«Любой музей в России – больше, чем просто музей» 

«Любой музей в России – больше, чем просто музей» 


Дмитрий Бавильский – человек-оркестр, который пишет как художественную, так и научно-популярную литературу, редактирует и рецензирует, получает литературные премии, в том числе, за творческую дерзость, что заставляет его и дальше ломать каноны и стереотипы. Совмещая художественный текст и эссеистику, Дмитрий довольно часто помещает действие своих произведений в музей.

Так как же современный писатель, чье имя вносят в список значимых писательских имен начала века и тысячелетия в России, описывает музей?

Дмитрий Бавильский. Фотография Антона Жарова. 

 – Дмитрий Владимирович, мы знаем о том, что в течение ряда лет Вы редактировали сразу три рубрики газеты The Art Newspaper Russia - «Музей», «Реставрация», «Книги». Что дала Вам эта работа как писателю?

– The Art Newspaper Russia - часть большого, интернационального газетного холдинга, активно обменивающегося информацией, самые старые ее составляющие, кажется, итальянская и английская газеты, а самые последние, совсем недавно открытые – израильская и турецкая. Филиал в Стамбуле открылся буквально с месяц назад, репортажи с его презентации на ярмарке современного искусства еще висят на сайте The Art Newspaper Russia «первым экраном». Поэтому, как редактор, я мониторил и практически еженедельно отбирал к переводу и публикации тексты про выставочную и реставрационную жизнь в самых разных уголках мира. 

Это весьма интересный опыт. И с точки зрения расширения кругозора, и для поиска сюжетов, а также наблюдений за закономерностями культурной журналистики на других языках. Могу ответственно заявить, что отечественные обозреватели и рецензенты на голову выше всех прочих если и не насмотренностью, концептуальностью и осведомленностью, то уж точно, остроумием и наблюдательностью. 

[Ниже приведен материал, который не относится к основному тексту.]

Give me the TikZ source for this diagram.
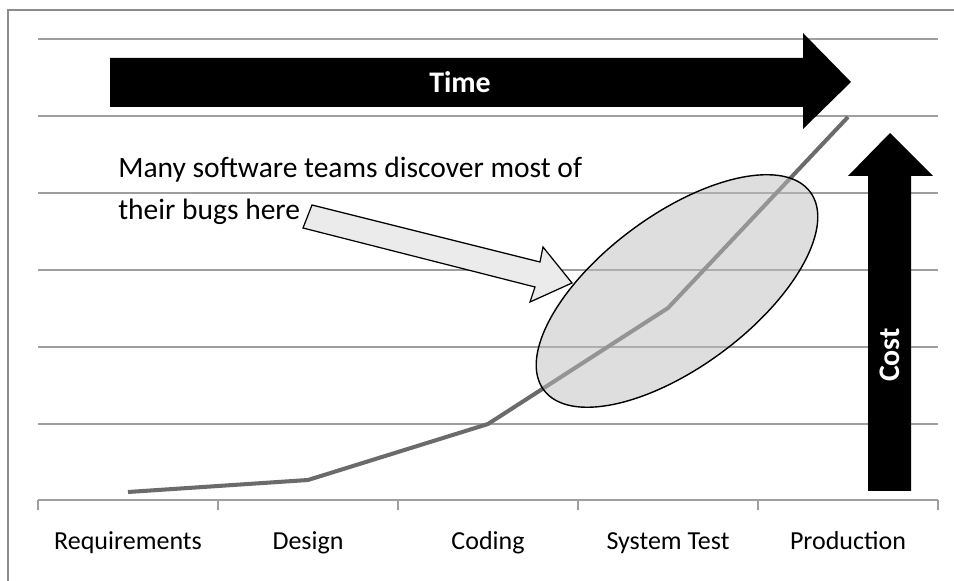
\documentclass[tikz,border=0pt]{standalone}
\usepackage{fontspec}
\setmainfont{Carlito}
\begin{document}
\begin{tikzpicture}[x=0.02cm,y=0.02cm,
  grid line/.style={draw=black!38,line width=0.9pt},
  cost line/.style={draw=black!58,line width=2.3pt,line join=round},
  blockarrow/.style={fill=black},
  callout/.style={draw=black,fill=black!8,line width=0.7pt,line join=miter},
  phase/.style={font=\fontsize{14.8}{16}\selectfont,anchor=base}]
 \useasboundingbox (0,0) rectangle (954,581);
 % frame
 \draw[black!45,line width=1.4pt] (8,0) -- (8,571) -- (954,571);
 % horizontal grid and axis
 \foreach \y in {157,234,311,388,465,542}
  \draw[grid line] (38,\y) -- (938,\y);
 \draw[grid line] (38,81) -- (938,81);
 \foreach \x in {38,218,...,938}
  \draw[grid line] (\x,81) -- (\x,71);
 % phases
 \foreach \x/\n/\t in {128/req/Requirements,308/des/Design,488/cod/Coding,
   668/sys/System Test,848/prod/Production}
  \node[phase] (\n) at (\x,31) {\t};
 % cost curve
 \coordinate (p1) at (128,89);
 \coordinate (p2) at (308,101);
 \coordinate (p3) at (488,157);
 \coordinate (p4) at (668,273);
 \coordinate (p5) at (848,464);
 \draw[cost line] (p1) -- (p2) -- (p3) -- (p4) -- (p5);
 % region where bugs get found
 \fill[black!26,fill opacity=0.5] (677,290) ellipse[x radius=166,y radius=76,rotate=36.6];
 \draw[line width=0.8pt] (677,290) ellipse[x radius=166,y radius=76,rotate=36.6];
 % time arrow
 \path[blockarrow] (110,474) -- (803,474) -- (803,452) -- (851,499)
   -- (803,548) -- (803,523) -- (110,523) -- cycle;
 \node[text=white,font=\bfseries\fontsize{17}{20}\selectfont] (time) at (460,499) {Time};
 % cost arrow
 \path[blockarrow] (868,90) -- (868,405) -- (848,405) -- (890,448)
   -- (933,405) -- (911,405) -- (911,90) -- cycle;
 \node[text=white,font=\bfseries\fontsize{17}{20}\selectfont,rotate=90] (cost) at (890,226) {Cost};
 % note and its pointer
 \node[anchor=base west,align=left,font=\fontsize{16.8}{24.4}\selectfont,inner sep=0pt] (note)
   at (118,361) {Many software teams discover most of\\their bugs here};
 \path[callout] (312,376) -- (540,319) -- (543,334) -- (572,298) -- (530,279)
   -- (535,294) -- (303,353) -- cycle;
\end{tikzpicture}
\end{document}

Для того, чтобы иностранные тексты не выглядели бледно на фоне местных материалов и не казались особенно водянистыми и разреженными, зачастую я вписывал в них всяческую отсебятину. Улучшал как мог. Разумеется, в «рамках отпущенной мне компетенции». Но с писательской точки зрения, это тоже ведь регулярное школенье мастерства.

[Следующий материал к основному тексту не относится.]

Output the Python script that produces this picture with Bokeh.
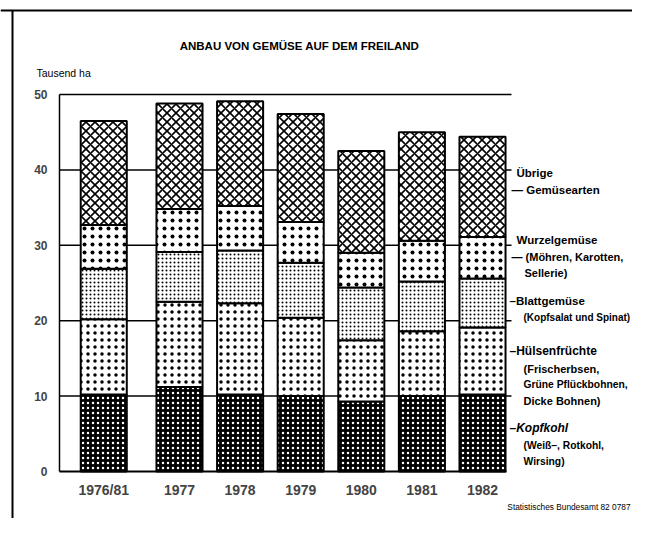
from bokeh.plotting import figure
from bokeh.models import Range1d, FixedTicker, Label
from bokeh.transform import stack
from bokeh.embed import file_html
from bokeh.resources import INLINE

# ---- data (Tausend ha) ----
years = ["1976/81", "1977", "1978", "1979", "1980", "1981", "1982"]
kopfkohl = [10.2, 11.2, 10.2, 10.0, 9.3, 10.0, 10.2]
huelsen = [10.0, 11.3, 12.1, 10.4, 8.1, 8.6, 8.9]
blatt = [6.7, 6.6, 7.0, 7.3, 7.0, 6.6, 6.5]
wurzel = [5.8, 5.7, 5.9, 5.4, 4.6, 5.4, 5.5]
uebrige = [13.8, 14.0, 13.9, 14.3, 13.5, 14.4, 13.3]
y_ticks = [0, 10, 20, 30, 40, 50]

FONT = "Liberation Sans"
W, H, ORIGIN = 632, 518, 1

# slot positions: first period set apart a little from the single years
centers = [100 * i + (25 if i else 0) for i in range(len(years))]

# page-pixel -> data helpers (layout only)
def px(xp):
    return (xp - 104.25) / 0.606

def py(yp):
    return (472 - yp) / 7.54

src = dict(x=centers, kopfkohl=kopfkohl, huelsen=huelsen, blatt=blatt,
           wurzel=wurzel, uebrige=uebrige)

p = figure(width=W, height=H, output_backend="svg", toolbar_location=None,
           x_range=Range1d(px(ORIGIN), px(ORIGIN + W)),
           y_range=Range1d(py(ORIGIN + H), py(ORIGIN)),
           min_border=0, background_fill_color="white", border_fill_color="white")
p.outline_line_color = None

# frame lines of the sheet
p.line([px(13), px(13)], [py(11), py(ORIGIN + H)], line_color="black", line_width=2)
p.line([px(ORIGIN), px(ORIGIN + W)], [py(11), py(11)], line_color="black", line_width=2)

# horizontal rules behind the bars
p.segment(x0=px(60), x1=px(512), y0=y_ticks[1:], y1=y_ticks[1:],
          line_color="black", line_width=1.5, level="underlay")

layers = [
    ("kopfkohl", dict(fill_color="black", hatch_pattern="dot", hatch_color="white", hatch_scale=5, hatch_weight=0.8)),
    ("huelsen", dict(fill_color="white", hatch_pattern="dot", hatch_color="black", hatch_scale=7, hatch_weight=1.0)),
    ("blatt", dict(fill_color="white", hatch_pattern="dot", hatch_color="black", hatch_scale=4, hatch_weight=2.0)),
    ("wurzel", dict(fill_color="white", hatch_pattern="dot", hatch_color="black", hatch_scale=8, hatch_weight=0.2)),
    ("uebrige", dict(fill_color="white", hatch_pattern="diagonal_cross", hatch_color="black", hatch_scale=9, hatch_weight=1.6)),
]
names = [n for n, _ in layers]
for i, (name, style) in enumerate(layers):
    p.vbar(x="x", width=76, bottom=stack(*names[:i]), top=stack(*names[:i + 1]),
           source=src, line_color="black", line_width=2, **style)

# axes (drawn inside the frame at fixed positions)
p.xaxis.fixed_location = 0
p.xaxis.bounds = (px(60), centers[-1] + 40)
p.xaxis.ticker = FixedTicker(ticks=centers)
p.xaxis.major_label_overrides = {c: y for c, y in zip(centers, years)}
p.xaxis.axis_line_color = "black"
p.xaxis.axis_line_width = 2
p.xaxis.major_tick_line_color = None
p.xaxis.minor_tick_line_color = None
p.xaxis.major_label_text_font = FONT
p.xaxis.major_label_text_font_style = "bold"
p.xaxis.major_label_text_font_size = "14px"
p.xaxis.major_label_standoff = 4

p.yaxis.fixed_location = px(60)
p.yaxis.bounds = (0, 50)
p.yaxis.ticker = FixedTicker(ticks=y_ticks)
p.yaxis.axis_line_color = "black"
p.yaxis.axis_line_width = 1.5
p.yaxis.major_tick_line_color = None
p.yaxis.minor_tick_line_color = None
p.yaxis.major_label_text_font = FONT
p.yaxis.major_label_text_font_style = "bold"
p.yaxis.major_label_text_font_size = "12px"
p.yaxis.major_label_standoff = 6

p.xgrid.grid_line_color = None
p.ygrid.grid_line_color = None

def label(text, xp, yp, size="11px", style="bold", align="left"):
    p.add_layout(Label(x=px(xp), y=py(yp), text=text, text_font=FONT,
                       text_font_size=size, text_font_style=style,
                       text_align=align, text_baseline="middle", text_color="black"))

label("ANBAU VON GEMÜSE AUF DEM FREILAND", 300, 46, size="11.5px", align="center")
label("Tausend ha", 37, 73, size="10.5px", style="normal")

label("Übrige", 517, 173, size="11.5px")
label("— Gemüsearten", 512, 190, size="11.5px")
label("Wurzelgemüse", 517, 240, size="11.5px")
label("— (Möhren, Karotten,", 512, 257, size="11px")
label("Sellerie)", 525, 273, size="11px")
label("–Blattgemüse", 510, 301, size="11.5px")
label("(Kopfsalat und Spinat)", 524, 318, size="10px")
label("–Hülsenfrüchte", 510, 351, size="12px")
label("(Frischerbsen,", 524, 369, size="11px")
label("Grüne Pflückbohnen,", 524, 385, size="10.3px")
label("Dicke Bohnen)", 524, 401, size="11px")
label("–Kopfkohl", 510, 428, size="12px", style="bold italic")
label("(Weiß–, Rotkohl,", 524, 446, size="10.3px")
label("Wirsing)", 524, 462, size="10.3px")
label("Statistisches Bundesamt 82 0787", 631, 507, size="8.3px", style="normal", align="right")

open("out.html", "w").write(file_html(p, INLINE))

Сайт издания The Art Newspaper Russia

– Дмитрий, тема Музея с его особым пространством, тайнами, загадочностью, закрытостью этой исторической институции и охраняемыми богатствами, давно притягивает писателей и кинематографистов. Особенно, видимо, кинематограф – десятки фильмов, шедевров мирового кинематографа, посвящены Музею. В основном, это фильмы в жанре детектив, триллер, приключение, фантастика. Хотя в последнее время появляется интеллектуальное кино о роли искусства в жизни общества и о восприятии искусства (фильм Рубена Эстлунда «Квадрат», например). С книгами о музеях другая история – это популярная или научно-популярная литература. Конечно, известна книга Дэна Брауна «Код да Винчи», по которой создан фильм – и это также фильм в жанре триллер, детектив. 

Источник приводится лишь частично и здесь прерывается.